Black DeathPeople walking around with masks over their faces, many unable to leave their homes. Millions dying. Between 1348 and 1351, a third of the population of Europe died as a result of the Black Death. Not only was there no vaccine against it, there was not even the concept of a vaccine. Yet there was one other vital difference between those alive in the Middle Ages and those of us alive today: they were prepared to die. They were just as afraid of dying as we are, but as Ivan Illich has stressed, prior to industrialisation everyone accepted the inevitability of death as the unavoidable fate awaiting everyone ‘when their time came’.

Vaccines were only a part of the transformation of our approach to life and health in the nineteenth century, but they marked a seismic shift in our response to infectious diseases. Suddenly, miraculously, it was possible to prevent illness by beating it to the punch, becoming mildly sick in order to develop an immunity that would prevent the worst ravages of a micro-organism. Disease, it suddenly seemed, could be defeated. And along with vaccines, there came surgeries, antibiotics, myriad drugs - so many amazing medical techniques... so many, in fact, that rather than everyone accepting that they must eventually face their own time to die, now people are willing to sue doctors for not putting their 90 year-old relative on a ventilator. We now behave, insanely, as if we could live forever if we just get the right treatments, as if we are merely machines in need of intermittent repair.

Until recently, vaccines were a focus of attention because of opposition to vaccination. Much of this resistance springs from misunderstandings: yes, the vaccine will make you sick. But that’s precisely the point: build immunity to a mild infection to protect against a worse one. But we don’t like to admit that, despite the obvious blunders, anti-vaxxers might not be mistaken when it comes to distrusting medical corporations to have our best interests at heart. The market for vaccines is worth $35 billion - and that’s less than 5% of what pharmaceutical companies make overall. With this much money up for grabs, what kind of corporation is going to pause and impartially consider where the limits of medicine ought to lie...?

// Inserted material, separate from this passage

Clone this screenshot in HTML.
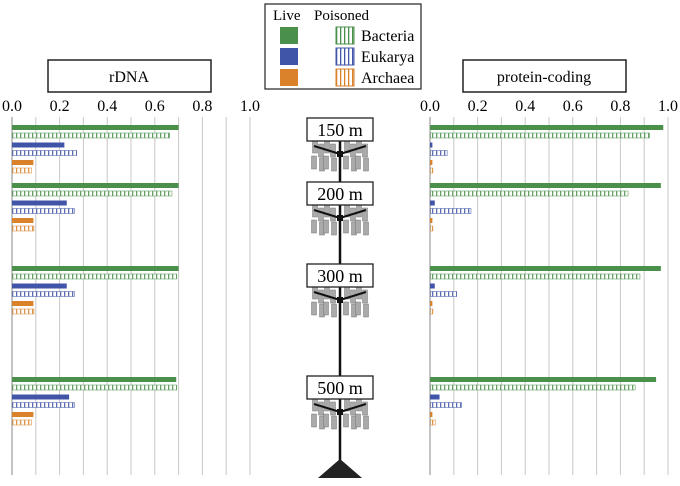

Vaccines can ‘defeat’ a disease - yet disease and death remain the inescapable cost of living. Being a vaccine cyborg is sold to us in the terms of warfare - “the fight against coronavirus”, “eradicating the disease”, “help us defeat the virus”. I can imagine the landowners of the Middle Ages making similar claims about the protection they were affording in return for taxes, albeit in literal terms of invasion and rapine. Yet of course, that ‘protection money’ was used to instigate literal war - in the centuries preceding the Black Death, the Crusades were funded, ultimately, by taxation. Sooner or later, you have to look a little deeper into the arguments and actions of those we are paying for protection.